▶ **Your goal**
From the first line of the listing below, retype each line up to and including the one with "4.9, 4.8, 5.1];"; pictures stay out.

▶ **Data lines**
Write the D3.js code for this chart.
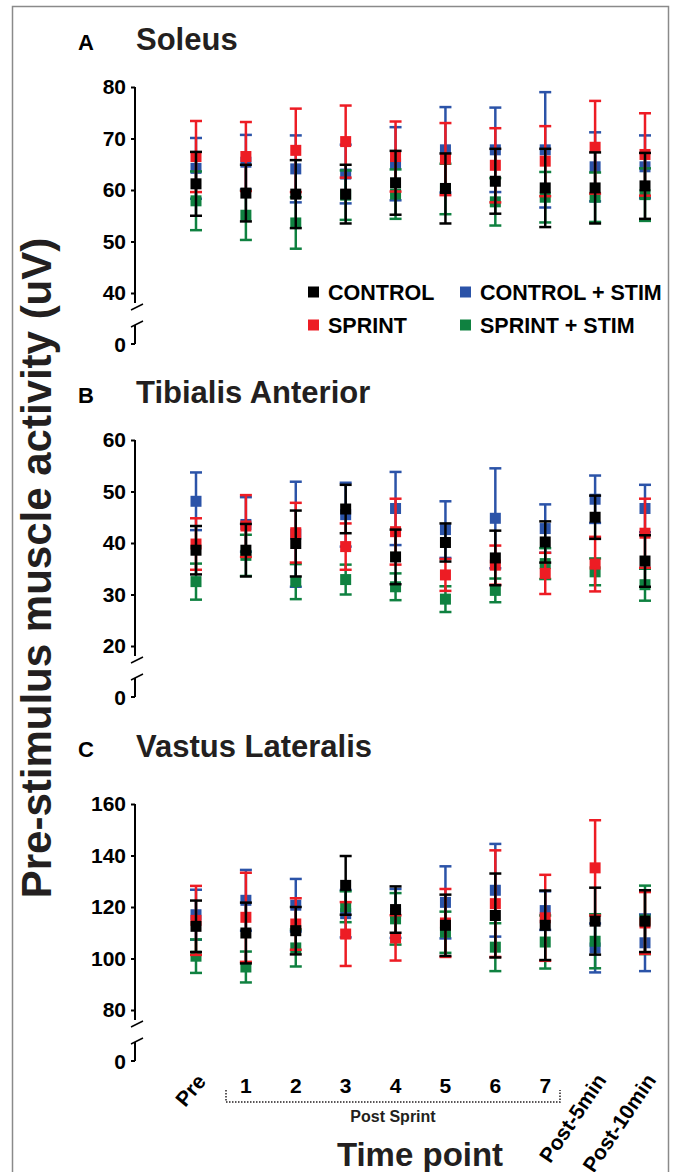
<!DOCTYPE html>
<html lang="en">
<head>
<meta charset="UTF-8">
<title>Pre-stimulus muscle activity</title>
<style>
    body { margin: 0; background: #fff; }
    svg { display: block; }
    text { font-family: "Liberation Sans", Arial, sans-serif; font-weight: bold; }
</style>
<script src="https://d3js.org/d3.v7.min.js"></script>
</head>
<body>
<svg width="675" height="1172"></svg>
<script>
// categories
const timePoints = ["Pre", "1", "2", "3", "4", "5", "6", "7", "Post-5min", "Post-10min"];
const seriesNames = ["CONTROL", "SPRINT", "CONTROL + STIM", "SPRINT + STIM"];
const seriesColors = ["#000000", "#ed1c24", "#2b53a8", "#0f8140"];

const panelLetters = ["A", "B", "C"];
const panelTitles = ["Soleus", "Tibialis Anterior", "Vastus Lateralis"];
const panelTicks = [[40, 50, 60, 70, 80], [20, 30, 40, 50, 60], [80, 100, 120, 140, 160]];

// Soleus (mean, SD)
const soleusControl = [61.2, 59.4, 59.2, 59.2, 61.4, 60.3, 61.7, 60.4, 60.4, 60.8];
const soleusControlSD = [6.2, 5.5, 6.6, 5.7, 6.2, 6.8, 6.3, 7.6, 6.9, 6.4];
const soleusSprint = [66.5, 66.5, 67.7, 69.4, 66.5, 66.0, 64.8, 65.6, 68.3, 66.9];
const soleusSprintSD = [6.9, 6.7, 8.1, 7.0, 6.8, 7.0, 7.2, 6.8, 9.0, 8.0];
const soleusControlStim = [64.2, 65.4, 64.1, 63.1, 65.1, 67.8, 67.8, 67.8, 64.5, 64.5];
const soleusControlStimSD = [5.9, 5.3, 6.5, 5.7, 7.1, 8.3, 8.2, 11.2, 6.7, 6.1];
const soleusSprintStim = [57.9, 55.1, 53.6, 59.0, 59.2, 60.2, 57.7, 58.6, 58.6, 59.1];
const soleusSprintStimSD = [5.7, 4.8, 5.0, 4.8, 4.8, 4.9, 4.6, 4.9, 4.8, 5.1];

// Tibialis Anterior
const tibialisControl = [38.6, 38.6, 39.9, 46.6, 37.3, 40.1, 37.1, 40.2, 45.0, 36.5];
const tibialisControlSD = [4.7, 5.1, 6.4, 4.7, 5.3, 3.7, 5.3, 4.0, 4.2, 5.0];
const tibialisSprint = [39.8, 43.3, 42.0, 39.3, 42.2, 33.8, 35.7, 34.1, 35.9, 41.9];
const tibialisSprintSD = [5.0, 6.0, 5.8, 4.5, 6.4, 3.1, 3.8, 4.0, 5.3, 6.7];
const tibialisControlStim = [48.1, 43.6, 41.7, 45.5, 46.7, 42.6, 44.8, 42.8, 48.5, 46.7];
const tibialisControlStimSD = [5.6, 5.3, 10.2, 6.2, 7.1, 5.5, 9.7, 4.7, 4.6, 4.6];
const tibialisSprintStim = [32.5, 37.6, 32.5, 32.9, 31.5, 29.1, 30.8, 36.0, 34.4, 31.9];
const tibialisSprintStimSD = [3.5, 4.0, 3.4, 2.9, 2.6, 2.5, 2.3, 3.0, 2.6, 3.1];

// Vastus Lateralis
const vastusControl = [112.5, 109.9, 110.8, 128.4, 119.0, 112.9, 116.7, 112.9, 114.5, 114.5];
const vastusControlSD = [10.0, 11.8, 9.2, 11.4, 9.0, 11.9, 16.3, 13.5, 13.0, 12.0];
const vastusSprint = [114.8, 116.0, 113.4, 109.5, 108.0, 113.8, 121.3, 115.8, 135.2, 113.8];
const vastusSprintSD = [13.4, 17.3, 10.0, 12.4, 8.8, 13.2, 20.7, 16.7, 18.5, 12.0];
const vastusControlStim = [117.0, 122.6, 120.7, 117.4, 117.5, 121.8, 126.5, 118.6, 104.1, 106.1];
const vastusControlStimSD = [9.7, 11.8, 10.2, 9.2, 9.5, 14.0, 18.0, 7.5, 9.5, 11.0];
const vastusSprintStim = [100.9, 96.7, 104.1, 120.1, 115.4, 110.2, 104.4, 106.4, 106.7, 115.0];
const vastusSprintStimSD = [6.5, 6.0, 7.2, 6.0, 10.0, 8.0, 9.3, 10.3, 10.5, 13.3];

// per panel: series in legend order [control, sprint, control+stim, sprint+stim]
const panelMeans = [
    [soleusControl, soleusSprint, soleusControlStim, soleusSprintStim],
    [tibialisControl, tibialisSprint, tibialisControlStim, tibialisSprintStim],
    [vastusControl, vastusSprint, vastusControlStim, vastusSprintStim]
];
const panelSDs = [
    [soleusControlSD, soleusSprintSD, soleusControlStimSD, soleusSprintStimSD],
    [tibialisControlSD, tibialisSprintSD, tibialisControlStimSD, tibialisSprintStimSD],
    [vastusControlSD, vastusSprintSD, vastusControlStimSD, vastusSprintStimSD]
];

// layout
const svg = d3.select("svg");
const axisX = 135;
const panelTop = [87, 440, 804];
const titleY = [50, 403, 757];
const axisLen = 206;
const drawOrder = [2, 3, 1, 0];   // blue, green, red, black on top
const sq = 11, cap = 12;
const dark = "#231f20";

// frame
svg.append("rect")
    .attr("x", 12.5).attr("y", 6.5)
    .attr("width", 656).attr("height", 1200)
    .attr("fill", "none").attr("stroke", "#8a8a8a").attr("stroke-width", 1.5);

const x = d3.scalePoint().domain(timePoints).range([196, 645]);

panelTitles.forEach((title, p) => {
    const top = panelTop[p];
    const ticks = panelTicks[p];
    const y = d3.scaleLinear().domain([ticks[0], ticks[ticks.length - 1]]).range([top + axisLen, top]);
    const yEnd = top + axisLen + 10;
    const yZero = top + axisLen + 51;

    const g = svg.append("g");

    // letter + title
    g.append("text").attr("x", 78).attr("y", titleY[p])
        .attr("font-size", 22).attr("fill", "#000").text(panelLetters[p]);
    g.append("text").attr("x", 136).attr("y", titleY[p])
        .attr("font-size", 31).attr("fill", dark).text(title);

    // upper axis
    const axis = g.append("g")
        .attr("transform", `translate(${axisX},0)`)
        .call(d3.axisLeft(y).tickValues(ticks).tickSize(4).tickPadding(5).tickSizeOuter(0));
    axis.select(".domain").remove();
    axis.selectAll("line").attr("stroke", "#000").attr("stroke-width", 2);
    axis.selectAll("text").attr("font-size", 21).attr("fill", "#000")
        .attr("font-family", "'Liberation Sans', Arial, sans-serif").attr("font-weight", "bold");
    g.append("line").attr("x1", axisX).attr("x2", axisX).attr("y1", top).attr("y2", yEnd)
        .attr("stroke", "#000").attr("stroke-width", 2);

    // break marks
    g.append("line").attr("x1", axisX - 4).attr("y1", yEnd + 7).attr("x2", axisX + 8).attr("y2", yEnd + 1)
        .attr("stroke", "#000").attr("stroke-width", 1.5);
    g.append("line").attr("x1", axisX - 4).attr("y1", yZero - 17).attr("x2", axisX + 8).attr("y2", yZero - 23)
        .attr("stroke", "#000").attr("stroke-width", 1.5);

    // lower axis segment with 0
    g.append("line").attr("x1", axisX).attr("x2", axisX).attr("y1", yZero - 19).attr("y2", yZero)
        .attr("stroke", "#000").attr("stroke-width", 2);
    g.append("line").attr("x1", axisX - 4).attr("x2", axisX).attr("y1", yZero).attr("y2", yZero)
        .attr("stroke", "#000").attr("stroke-width", 2);
    g.append("text").attr("x", axisX - 9).attr("y", yZero).attr("dy", "0.36em")
        .attr("text-anchor", "end").attr("font-size", 21).text("0");

    // series
    drawOrder.forEach(s => {
        const means = panelMeans[p][s];
        const sds = panelSDs[p][s];
        const pts = timePoints.map((t, i) => ({ t, m: means[i], sd: sds[i] }));
        const sg = g.append("g").attr("stroke", seriesColors[s]).attr("fill", seriesColors[s]);

        sg.selectAll(".bar").data(pts).enter().append("line")
            .attr("x1", d => x(d.t)).attr("x2", d => x(d.t))
            .attr("y1", d => y(d.m - d.sd)).attr("y2", d => y(d.m + d.sd))
            .attr("stroke-width", 2.5);
        sg.selectAll(".capTop").data(pts).enter().append("line")
            .attr("x1", d => x(d.t) - cap / 2).attr("x2", d => x(d.t) + cap / 2)
            .attr("y1", d => y(d.m + d.sd)).attr("y2", d => y(d.m + d.sd))
            .attr("stroke-width", 2.5);
        sg.selectAll(".capBot").data(pts).enter().append("line")
            .attr("x1", d => x(d.t) - cap / 2).attr("x2", d => x(d.t) + cap / 2)
            .attr("y1", d => y(d.m - d.sd)).attr("y2", d => y(d.m - d.sd))
            .attr("stroke-width", 2.5);
        sg.selectAll("rect").data(pts).enter().append("rect")
            .attr("x", d => x(d.t) - sq / 2).attr("y", d => y(d.m) - sq / 2)
            .attr("width", sq).attr("height", sq).attr("stroke", "none");
    });

    // legend in panel A
    if (p === 0) {
        const legX = [308, 460];
        const legY = [292, 325];
        seriesNames.forEach((name, s) => {
            const lx = legX[Math.floor(s / 2)];
            const ly = legY[s % 2];
            g.append("rect").attr("x", lx).attr("y", ly - 5.5).attr("width", sq).attr("height", sq)
                .attr("fill", seriesColors[s]);
            g.append("text").attr("x", lx + 20).attr("y", ly).attr("dy", "0.36em")
                .attr("font-size", 21.5).attr("fill", "#000").text(name);
        });
    }
});

// y axis title
svg.append("text")
    .attr("transform", "translate(51,568) rotate(-90)")
    .attr("text-anchor", "middle")
    .attr("font-size", 42).attr("fill", dark)
    .text("Pre-stimulus muscle activity (uV)");

// x tick labels
const isPost = t => /^[1-7]$/.test(t);
svg.selectAll(".xlab").data(timePoints).enter().append("text")
    .attr("font-size", 21).attr("fill", "#000")
    .attr("text-anchor", d => isPost(d) ? "middle" : "end")
    .attr("transform", d => {
        if (isPost(d)) return `translate(${x(d)},1093)`;
        if (d === "Pre") return `translate(${x(d) + 11},1082) rotate(-50)`;
        return `translate(${x(d) + 12},1080) rotate(-56)`;
    })
    .text(d => d);

// post sprint bracket
svg.append("path")
    .attr("d", `M226,1090V1102H560V1090`)
    .attr("fill", "none").attr("stroke", dark).attr("stroke-width", 1.5)
    .attr("stroke-dasharray", "1.5,1.5");
svg.append("text").attr("x", 393).attr("y", 1122).attr("text-anchor", "middle")
    .attr("font-size", 16).attr("fill", dark).text("Post Sprint");

svg.append("text").attr("x", 420).attr("y", 1166).attr("text-anchor", "middle")
    .attr("font-size", 33).attr("fill", dark).text("Time point");
</script>
</body>
</html>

▶ **Output below**
Write the D3.js code for this chart.
<!DOCTYPE html>
<html lang="en">
<head>
<meta charset="UTF-8">
<title>Pre-stimulus muscle activity</title>
<style>
    body { margin: 0; background: #fff; }
    svg { display: block; }
    text { font-family: "Liberation Sans", Arial, sans-serif; font-weight: bold; }
</style>
<script src="https://d3js.org/d3.v7.min.js"></script>
</head>
<body>
<svg width="675" height="1172"></svg>
<script>
// categories
const timePoints = ["Pre", "1", "2", "3", "4", "5", "6", "7", "Post-5min", "Post-10min"];
const seriesNames = ["CONTROL", "SPRINT", "CONTROL + STIM", "SPRINT + STIM"];
const seriesColors = ["#000000", "#ed1c24", "#2b53a8", "#0f8140"];

const panelLetters = ["A", "B", "C"];
const panelTitles = ["Soleus", "Tibialis Anterior", "Vastus Lateralis"];
const panelTicks = [[40, 50, 60, 70, 80], [20, 30, 40, 50, 60], [80, 100, 120, 140, 160]];

// Soleus (mean, SD)
const soleusControl = [61.2, 59.4, 59.2, 59.2, 61.4, 60.3, 61.7, 60.4, 60.4, 60.8];
const soleusControlSD = [6.2, 5.5, 6.6, 5.7, 6.2, 6.8, 6.3, 7.6, 6.9, 6.4];
const soleusSprint = [66.5, 66.5, 67.7, 69.4, 66.5, 66.0, 64.8, 65.6, 68.3, 66.9];
const soleusSprintSD = [6.9, 6.7, 8.1, 7.0, 6.8, 7.0, 7.2, 6.8, 9.0, 8.0];
const soleusControlStim = [64.2, 65.4, 64.1, 63.1, 65.1, 67.8, 67.8, 67.8, 64.5, 64.5];
const soleusControlStimSD = [5.9, 5.3, 6.5, 5.7, 7.1, 8.3, 8.2, 11.2, 6.7, 6.1];
const soleusSprintStim = [57.9, 55.1, 53.6, 59.0, 59.2, 60.2, 57.7, 58.6, 58.6, 59.1];
const soleusSprintStimSD = [5.7, 4.8, 5.0, 4.8, 4.8, 4.9, 4.6, 4.9, 4.8, 5.1];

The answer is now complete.